Required task: From the line with "Write the seaborn" to the line with "from matplotlib.patches import Rectangle", both included, repeat each line exactly and leave out the pictures.

Records for the task:
____
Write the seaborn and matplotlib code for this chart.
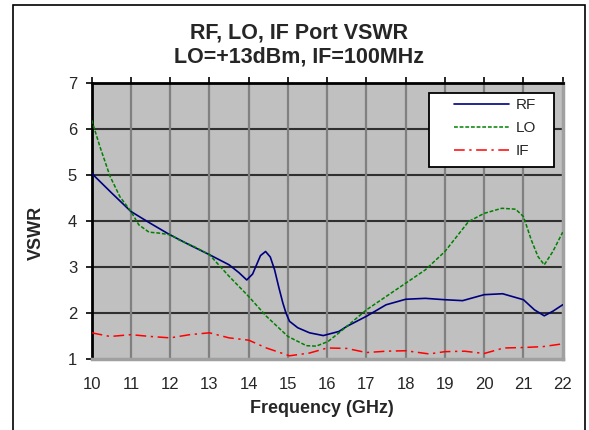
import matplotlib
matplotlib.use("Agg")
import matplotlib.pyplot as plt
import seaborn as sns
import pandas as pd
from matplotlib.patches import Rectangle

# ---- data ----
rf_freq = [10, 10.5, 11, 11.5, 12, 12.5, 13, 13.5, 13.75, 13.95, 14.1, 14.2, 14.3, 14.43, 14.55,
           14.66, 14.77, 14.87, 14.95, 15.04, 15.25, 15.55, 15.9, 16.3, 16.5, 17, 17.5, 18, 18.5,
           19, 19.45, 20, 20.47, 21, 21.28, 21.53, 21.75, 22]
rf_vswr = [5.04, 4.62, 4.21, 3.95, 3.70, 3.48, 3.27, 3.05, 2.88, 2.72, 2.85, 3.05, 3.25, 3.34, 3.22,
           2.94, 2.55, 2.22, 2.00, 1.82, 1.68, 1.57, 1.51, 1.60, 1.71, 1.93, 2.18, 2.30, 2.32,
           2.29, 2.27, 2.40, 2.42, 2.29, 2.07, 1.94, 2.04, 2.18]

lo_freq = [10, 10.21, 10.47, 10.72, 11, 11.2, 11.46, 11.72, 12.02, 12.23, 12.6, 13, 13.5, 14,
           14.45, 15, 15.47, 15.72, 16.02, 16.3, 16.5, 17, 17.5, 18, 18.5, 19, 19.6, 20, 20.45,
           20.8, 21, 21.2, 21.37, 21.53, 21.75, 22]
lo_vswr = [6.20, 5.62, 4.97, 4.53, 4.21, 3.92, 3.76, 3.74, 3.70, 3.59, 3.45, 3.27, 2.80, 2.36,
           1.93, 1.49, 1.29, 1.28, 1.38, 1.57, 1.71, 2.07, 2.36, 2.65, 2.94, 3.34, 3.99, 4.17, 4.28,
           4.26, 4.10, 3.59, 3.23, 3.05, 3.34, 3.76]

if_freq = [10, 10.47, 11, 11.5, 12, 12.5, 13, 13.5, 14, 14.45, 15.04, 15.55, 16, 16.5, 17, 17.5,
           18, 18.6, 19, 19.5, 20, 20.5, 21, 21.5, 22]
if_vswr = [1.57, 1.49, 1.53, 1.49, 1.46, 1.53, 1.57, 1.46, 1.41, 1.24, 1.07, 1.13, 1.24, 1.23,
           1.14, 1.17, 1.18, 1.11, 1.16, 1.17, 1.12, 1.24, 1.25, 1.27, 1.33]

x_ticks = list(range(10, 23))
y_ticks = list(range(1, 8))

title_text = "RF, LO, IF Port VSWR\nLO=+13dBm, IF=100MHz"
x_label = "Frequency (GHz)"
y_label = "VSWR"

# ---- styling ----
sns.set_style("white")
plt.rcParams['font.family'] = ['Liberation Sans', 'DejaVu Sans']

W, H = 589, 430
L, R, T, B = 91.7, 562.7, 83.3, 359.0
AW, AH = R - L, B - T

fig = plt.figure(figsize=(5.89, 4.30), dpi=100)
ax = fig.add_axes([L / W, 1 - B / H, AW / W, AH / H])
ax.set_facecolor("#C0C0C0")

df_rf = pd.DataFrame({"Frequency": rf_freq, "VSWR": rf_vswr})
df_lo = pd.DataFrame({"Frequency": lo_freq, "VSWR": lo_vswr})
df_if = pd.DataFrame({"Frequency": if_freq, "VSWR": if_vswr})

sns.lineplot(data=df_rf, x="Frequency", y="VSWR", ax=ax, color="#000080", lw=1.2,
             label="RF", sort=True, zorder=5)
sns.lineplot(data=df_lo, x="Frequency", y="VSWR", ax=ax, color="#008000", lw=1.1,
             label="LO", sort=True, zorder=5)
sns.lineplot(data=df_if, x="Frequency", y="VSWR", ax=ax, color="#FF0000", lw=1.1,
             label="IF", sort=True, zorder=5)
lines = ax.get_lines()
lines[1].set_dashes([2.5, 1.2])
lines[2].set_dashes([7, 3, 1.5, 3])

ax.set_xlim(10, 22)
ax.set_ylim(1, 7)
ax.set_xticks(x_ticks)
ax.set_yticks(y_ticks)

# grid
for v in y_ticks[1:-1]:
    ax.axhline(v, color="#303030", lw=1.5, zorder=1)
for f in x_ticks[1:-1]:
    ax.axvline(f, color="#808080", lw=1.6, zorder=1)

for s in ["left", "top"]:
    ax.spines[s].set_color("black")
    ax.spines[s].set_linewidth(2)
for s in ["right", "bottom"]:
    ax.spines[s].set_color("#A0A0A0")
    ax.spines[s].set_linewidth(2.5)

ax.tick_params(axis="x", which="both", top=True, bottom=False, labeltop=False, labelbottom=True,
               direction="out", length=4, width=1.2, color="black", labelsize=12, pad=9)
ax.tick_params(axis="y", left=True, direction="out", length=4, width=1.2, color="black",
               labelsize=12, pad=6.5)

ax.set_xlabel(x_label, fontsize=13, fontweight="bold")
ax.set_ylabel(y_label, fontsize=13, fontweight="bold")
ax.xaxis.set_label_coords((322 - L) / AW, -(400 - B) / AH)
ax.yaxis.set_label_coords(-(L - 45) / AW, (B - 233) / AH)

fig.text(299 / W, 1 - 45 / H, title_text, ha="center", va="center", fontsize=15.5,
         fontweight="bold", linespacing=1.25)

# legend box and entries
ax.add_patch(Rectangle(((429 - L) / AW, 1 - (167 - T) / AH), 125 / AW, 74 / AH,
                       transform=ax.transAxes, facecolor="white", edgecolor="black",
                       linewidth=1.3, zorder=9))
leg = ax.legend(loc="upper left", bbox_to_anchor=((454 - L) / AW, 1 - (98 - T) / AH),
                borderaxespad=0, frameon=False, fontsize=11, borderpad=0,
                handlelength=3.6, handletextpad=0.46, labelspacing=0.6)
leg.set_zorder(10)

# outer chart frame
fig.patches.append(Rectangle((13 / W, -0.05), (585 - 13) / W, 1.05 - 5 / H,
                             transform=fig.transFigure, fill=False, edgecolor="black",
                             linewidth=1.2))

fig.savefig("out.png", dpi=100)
____
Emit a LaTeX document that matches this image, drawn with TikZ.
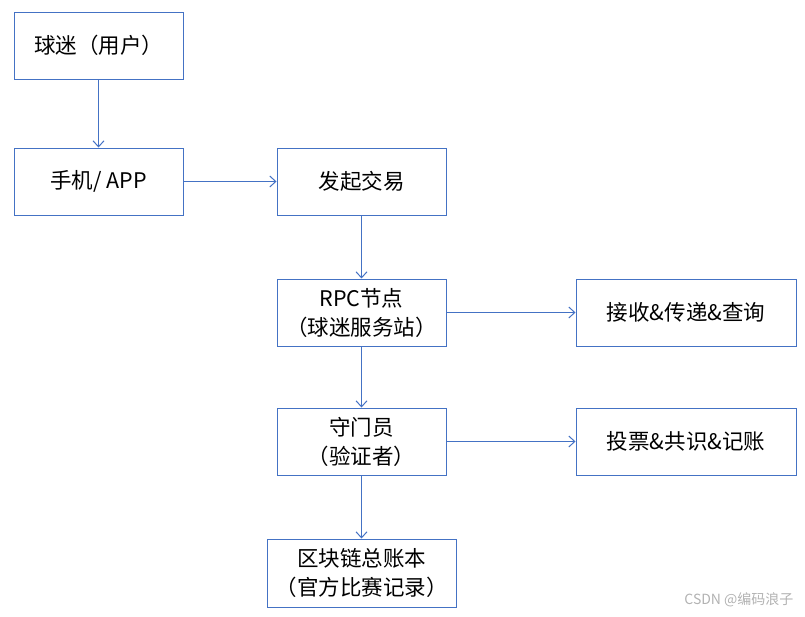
____
Final result:
Write the seaborn and matplotlib code for this chart.
import matplotlib
matplotlib.use("Agg")
import matplotlib.pyplot as plt
import seaborn as sns
import pandas as pd
from matplotlib.patches import Rectangle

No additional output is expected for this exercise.